### Directions
Repeat the material below word for word and leave out all pictures.

### Given data
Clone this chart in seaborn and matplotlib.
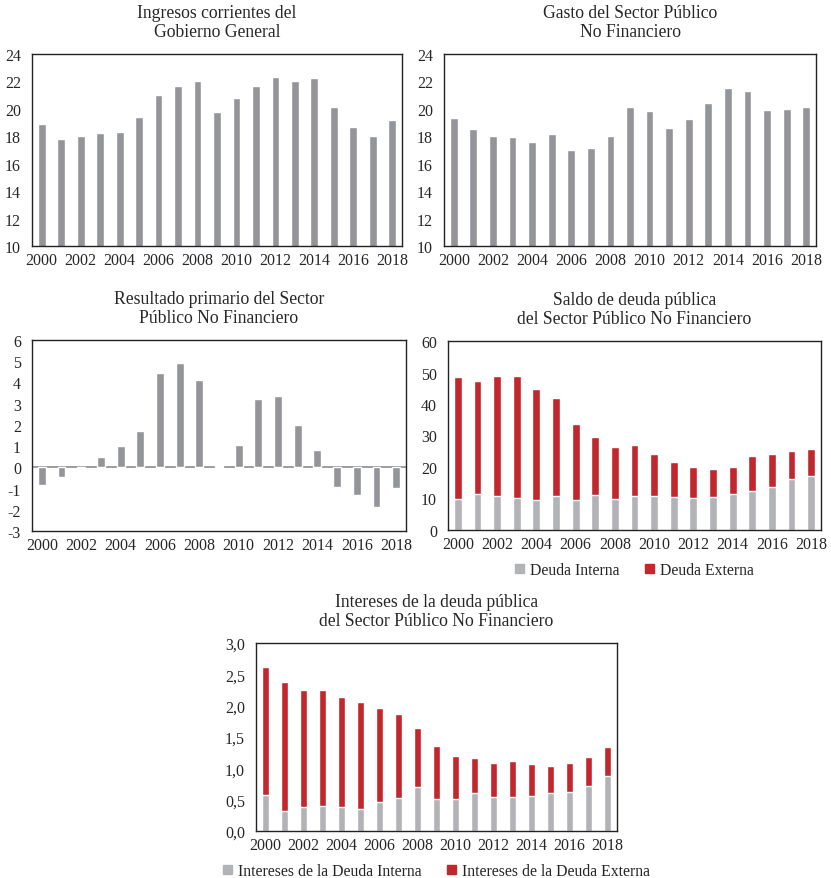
import numpy as np
import matplotlib.pyplot as plt
import seaborn as sns
from matplotlib.patches import Patch
from matplotlib.ticker import FuncFormatter

# data (% of GDP)
years = list(range(2000, 2019))
ingresos = [18.9, 17.8, 18.0, 18.25, 18.3, 19.4, 21.0, 21.7, 22.0, 19.8, 20.8,
            21.7, 22.3, 22.05, 22.25, 20.1, 18.65, 18.05, 19.2]
gasto = [19.3, 18.55, 18.05, 17.95, 17.6, 18.2, 17.0, 17.15, 18.05, 20.1, 19.85,
         18.6, 19.25, 20.45, 21.55, 21.3, 19.9, 20.0, 20.15]
resultado = [-0.83, -0.47, -0.05, 0.47, 1.0, 1.72, 4.43, 4.9, 4.12, 0.05, 1.03,
             3.23, 3.36, 1.98, 0.8, -0.91, -1.3, -1.85, -0.99]
deuda_interna = [10.0, 11.3, 10.8, 10.3, 9.4, 10.8, 9.4, 11.0, 10.0, 10.8, 10.8,
                 10.5, 10.3, 10.5, 11.3, 12.4, 13.8, 16.3, 17.2]
deuda_externa = [38.6, 36.1, 38.2, 38.7, 35.4, 31.0, 24.4, 18.5, 16.3, 16.2, 13.2,
                 11.1, 9.7, 9.0, 8.7, 11.1, 10.2, 8.8, 8.6]
int_interna = [0.58, 0.32, 0.39, 0.40, 0.39, 0.35, 0.46, 0.53, 0.70, 0.51, 0.51,
               0.61, 0.55, 0.55, 0.56, 0.61, 0.63, 0.72, 0.87]
int_externa = [2.03, 2.05, 1.86, 1.85, 1.75, 1.71, 1.51, 1.34, 0.95, 0.84, 0.68,
               0.55, 0.53, 0.56, 0.51, 0.43, 0.45, 0.46, 0.47]

GRAY = "#939598"
LGRAY = "#b1b3b6"
RED = "#c1272d"

sns.set_style("white")
plt.rcParams["font.family"] = ["Liberation Serif", "DejaVu Serif"]
plt.rcParams["axes.unicode_minus"] = False

W, H = 831, 879
fig = plt.figure(figsize=(W / 100, H / 100), dpi=100)


def make_ax(l, t, r, b):
    return fig.add_axes([l / W, 1 - b / H, (r - l) / W, (b - t) / H])


def style(ax, title, ylim, step):
    ax.set_ylim(*ylim)
    ax.set_yticks(np.arange(ylim[0], ylim[1] + step / 2, step))
    ax.set_xlim(-0.5, 18.5)
    ax.set_xticks(range(0, 19, 2))
    ax.set_xticklabels([str(y) for y in years[::2]])
    ax.set_xlabel("")
    ax.set_ylabel("")
    ax.tick_params(length=0, labelsize=11.5, pad=4)
    ax.tick_params(axis="y", pad=8)
    for s in ax.spines.values():
        s.set_color("#222222")
        s.set_linewidth(1.0)
    ax.set_title(title, fontsize=12.7, linespacing=1.15, pad=13)


def add_legend(ax, labels):
    ax.legend(handles=[Patch(color=LGRAY, label=labels[0]),
                       Patch(color=RED, label=labels[1])],
              loc="upper center", bbox_to_anchor=(0.5, -0.12), ncol=2, frameon=False,
              handlelength=0.55, handleheight=0.55, handletextpad=0.4,
              columnspacing=1.6, fontsize=11.3, borderaxespad=0.2)


# 1 - ingresos
ax1 = make_ax(32, 55, 402, 247)
sns.barplot(x=years, y=ingresos, color=GRAY, saturation=1, width=0.4, ax=ax1)
style(ax1, "Ingresos corrientes del\nGobierno General", (10, 24), 2)

# 2 - gasto
ax2 = make_ax(444, 55, 816, 247)
sns.barplot(x=years, y=gasto, color=GRAY, saturation=1, width=0.4, ax=ax2)
style(ax2, "Gasto del Sector Público\nNo Financiero", (10, 24), 2)

# 3 - resultado primario
ax3 = make_ax(32, 341, 406, 532)
sns.barplot(x=years, y=resultado, color=GRAY, saturation=1, width=0.4, ax=ax3)
ax3.axhline(0, color="#8a8c8e", lw=1.2, zorder=0.5)
style(ax3, "Resultado primario del Sector\nPúblico No Financiero", (-3, 6), 1)

# 4 - saldo de deuda
ax4 = make_ax(448, 342, 821, 531)
total4 = np.array(deuda_interna) + np.array(deuda_externa)
sns.barplot(x=years, y=total4, color=RED, saturation=1, width=0.4, ax=ax4)
sns.barplot(x=years, y=deuda_interna, color=LGRAY, saturation=1, width=0.4, ax=ax4)
style(ax4, "Saldo de deuda pública\ndel Sector Público No Financiero", (0, 60), 10)
add_legend(ax4, ["Deuda Interna", "Deuda Externa"])

# 5 - intereses
ax5 = make_ax(256, 644, 617, 832)
total5 = np.array(int_interna) + np.array(int_externa)
sns.barplot(x=years, y=total5, color=RED, saturation=1, width=0.4, ax=ax5)
sns.barplot(x=years, y=int_interna, color=LGRAY, saturation=1, width=0.4, ax=ax5)
style(ax5, "Intereses de la deuda pública\ndel Sector Público No Financiero", (0, 3), 0.5)
ax5.yaxis.set_major_formatter(FuncFormatter(lambda v, p: f"{v:.1f}".replace(".", ",")))
add_legend(ax5, ["Intereses de la Deuda Interna", "Intereses de la Deuda Externa"])

fig.savefig("out.png", dpi=100)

### The solution
Clone this chart in seaborn and matplotlib.
import numpy as np
import matplotlib.pyplot as plt
import seaborn as sns
from matplotlib.patches import Patch
from matplotlib.ticker import FuncFormatter

# data (% of GDP)
years = list(range(2000, 2019))
ingresos = [18.9, 17.8, 18.0, 18.25, 18.3, 19.4, 21.0, 21.7, 22.0, 19.8, 20.8,
            21.7, 22.3, 22.05, 22.25, 20.1, 18.65, 18.05, 19.2]
gasto = [19.3, 18.55, 18.05, 17.95, 17.6, 18.2, 17.0, 17.15, 18.05, 20.1, 19.85,
         18.6, 19.25, 20.45, 21.55, 21.3, 19.9, 20.0, 20.15]
resultado = [-0.83, -0.47, -0.05, 0.47, 1.0, 1.72, 4.43, 4.9, 4.12, 0.05, 1.03,
             3.23, 3.36, 1.98, 0.8, -0.91, -1.3, -1.85, -0.99]
deuda_interna = [10.0, 11.3, 10.8, 10.3, 9.4, 10.8, 9.4, 11.0, 10.0, 10.8, 10.8,
                 10.5, 10.3, 10.5, 11.3, 12.4, 13.8, 16.3, 17.2]
deuda_externa = [38.6, 36.1, 38.2, 38.7, 35.4, 31.0, 24.4, 18.5, 16.3, 16.2, 13.2,
                 11.1, 9.7, 9.0, 8.7, 11.1, 10.2, 8.8, 8.6]
int_interna = [0.58, 0.32, 0.39, 0.40, 0.39, 0.35, 0.46, 0.53, 0.70, 0.51, 0.51,
               0.61, 0.55, 0.55, 0.56, 0.61, 0.63, 0.72, 0.87]
int_externa = [2.03, 2.05, 1.86, 1.85, 1.75, 1.71, 1.51, 1.34, 0.95, 0.84, 0.68,
               0.55, 0.53, 0.56, 0.51, 0.43, 0.45, 0.46, 0.47]

GRAY = "#939598"
LGRAY = "#b1b3b6"
RED = "#c1272d"

sns.set_style("white")
plt.rcParams["font.family"] = ["Liberation Serif", "DejaVu Serif"]
plt.rcParams["axes.unicode_minus"] = False

W, H = 831, 879
fig = plt.figure(figsize=(W / 100, H / 100), dpi=100)


def make_ax(l, t, r, b):
    return fig.add_axes([l / W, 1 - b / H, (r - l) / W, (b - t) / H])


def style(ax, title, ylim, step):
    ax.set_ylim(*ylim)
    ax.set_yticks(np.arange(ylim[0], ylim[1] + step / 2, step))
    ax.set_xlim(-0.5, 18.5)
    ax.set_xticks(range(0, 19, 2))
    ax.set_xticklabels([str(y) for y in years[::2]])
    ax.set_xlabel("")
    ax.set_ylabel("")
    ax.tick_params(length=0, labelsize=11.5, pad=4)
    ax.tick_params(axis="y", pad=8)
    for s in ax.spines.values():
        s.set_color("#222222")
        s.set_linewidth(1.0)
    ax.set_title(title, fontsize=12.7, linespacing=1.15, pad=13)


def add_legend(ax, labels):
    ax.legend(handles=[Patch(color=LGRAY, label=labels[0]),
                       Patch(color=RED, label=labels[1])],
              loc="upper center", bbox_to_anchor=(0.5, -0.12), ncol=2, frameon=False,
              handlelength=0.55, handleheight=0.55, handletextpad=0.4,
              columnspacing=1.6, fontsize=11.3, borderaxespad=0.2)


# 1 - ingresos
ax1 = make_ax(32, 55, 402, 247)
sns.barplot(x=years, y=ingresos, color=GRAY, saturation=1, width=0.4, ax=ax1)
style(ax1, "Ingresos corrientes del\nGobierno General", (10, 24), 2)

# 2 - gasto
ax2 = make_ax(444, 55, 816, 247)
sns.barplot(x=years, y=gasto, color=GRAY, saturation=1, width=0.4, ax=ax2)
style(ax2, "Gasto del Sector Público\nNo Financiero", (10, 24), 2)

# 3 - resultado primario
ax3 = make_ax(32, 341, 406, 532)
sns.barplot(x=years, y=resultado, color=GRAY, saturation=1, width=0.4, ax=ax3)
ax3.axhline(0, color="#8a8c8e", lw=1.2, zorder=0.5)
style(ax3, "Resultado primario del Sector\nPúblico No Financiero", (-3, 6), 1)

# 4 - saldo de deuda
ax4 = make_ax(448, 342, 821, 531)
total4 = np.array(deuda_interna) + np.array(deuda_externa)
sns.barplot(x=years, y=total4, color=RED, saturation=1, width=0.4, ax=ax4)
sns.barplot(x=years, y=deuda_interna, color=LGRAY, saturation=1, width=0.4, ax=ax4)
style(ax4, "Saldo de deuda pública\ndel Sector Público No Financiero", (0, 60), 10)
add_legend(ax4, ["Deuda Interna", "Deuda Externa"])

# 5 - intereses
ax5 = make_ax(256, 644, 617, 832)
total5 = np.array(int_interna) + np.array(int_externa)
sns.barplot(x=years, y=total5, color=RED, saturation=1, width=0.4, ax=ax5)
sns.barplot(x=years, y=int_interna, color=LGRAY, saturation=1, width=0.4, ax=ax5)
style(ax5, "Intereses de la deuda pública\ndel Sector Público No Financiero", (0, 3), 0.5)
ax5.yaxis.set_major_formatter(FuncFormatter(lambda v, p: f"{v:.1f}".replace(".", ",")))
add_legend(ax5, ["Intereses de la Deuda Interna", "Intereses de la Deuda Externa"])

fig.savefig("out.png", dpi=100)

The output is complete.